Gold demand in major consumers China and India fell in the first quarter from the previous year's record levels, the World Gold Council said on Tuesday, though a drop in sales from bullion-backed investment funds kept overall demand steady.
Consumer gold demand in number one buyer China fell 18 percent to 263.2 tonnes, with Chinese demand for gold coins and bars down 55 percent in the first quarter, offset only partially by a 10 percent rise in jewellery offtake.
Indian consumer demand was down by just over a quarter to 190.3 tonnes, with gold jewellery consumption dropping 9 percent and coin and bar buying down 54 percent.
Overall gold consumption in the first quarter held steady at 1,074.5 tonnes, however, as net outflows from bullion-backed exchange-traded funds (ETFs), which last year reached record levels, dried up.
"In the first quarter of last year we saw quite a divergent market -- we saw gold flowing out of ETFs, and as the price fell you saw consumers around the world surge into the market and buy a lot of gold," the World Gold Council's Alistair Hewitt, one of the authors of the report, said.
"What we've seen in Q1 2014 is a move away from those extremes and the market is a bit more stable," he said. "While we've seen coin and bar demand come down, we've seen ETF outflows subside."
Outflows from exchange-traded funds, which last year reached 176.5 tonnes in the first quarter of 2013, dwindled to just 0.2 tonnes in the same period of this year, helping to balance the drop in Asian buying.
Overall coin and bar demand fell by just over a third to 282.5 tonnes, with the fall in Indian and Chinese consumption accounting for 70 percent of that decline.
In the full year the WGC expects Chinese gold demand, which reached a record 1,066 tonnes last year, to be between 1,000 and 1,100 tonnes, while it sees Indian gold demand at between 900-1,000 tonnes.
INDIAN DEMAND HURT
Indian demand has been hurt this year by government measures to reduce a record current account deficit by hiking import duties and tying import volumes to export.

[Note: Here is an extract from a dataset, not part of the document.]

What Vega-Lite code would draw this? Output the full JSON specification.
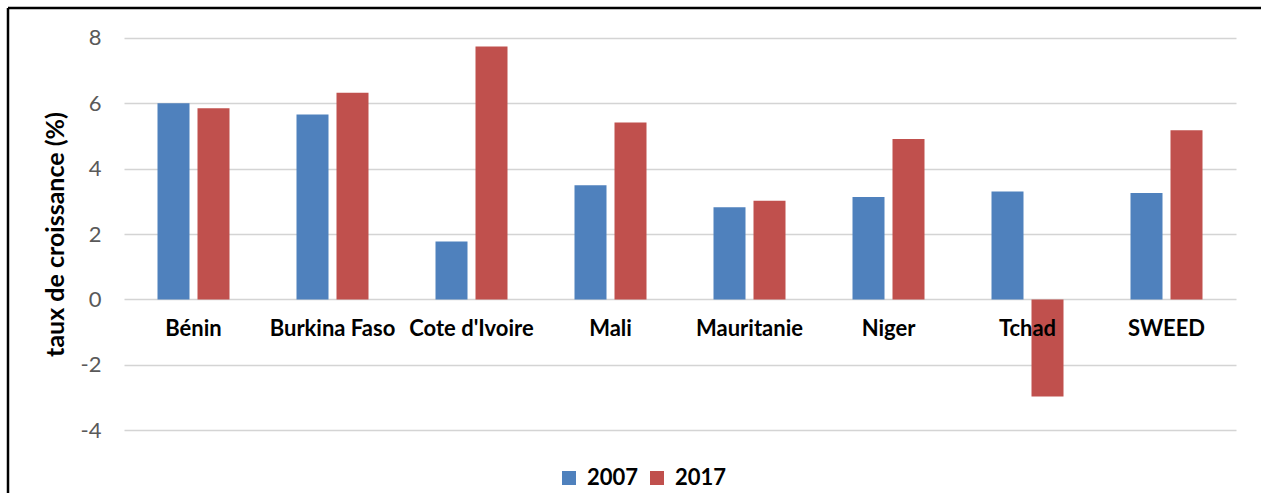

Among other large consumers of physical gold, Turkey also saw gold demand fall 42 percent to 27.2 tonnes, while U.S. demand fell 13 percent to 33.1 tonnes, and demand in Thailand fell 56 percent to 24.5 tonnes.
"Flows of gold from Western vaults to satisfy the needs of Eastern consumers have slowed as global gold markets have slowly returned to a more 'normal' state of affairs," the report said.
"This is evidenced by a decline in the elevated price premiums seen throughout much of last year, notably in Shanghai and Istanbul."
Jewellery demand, the biggest segment of consumption, which tends to be price sensitive, rose 3 percent to 570.7 tonnes, chiefly due to increased buying in China, Japan, and the United Kingdom, the research showed.
The average spot gold price in the first quarter was 21 percent lower year on year, at $1,292 an ounce.
Meanwhile, central bank demand fell 6 percent to 122.4 tonnes, although the official sector -- once a heavy seller of gold -- remained a net buyer for a 13th straight quarter.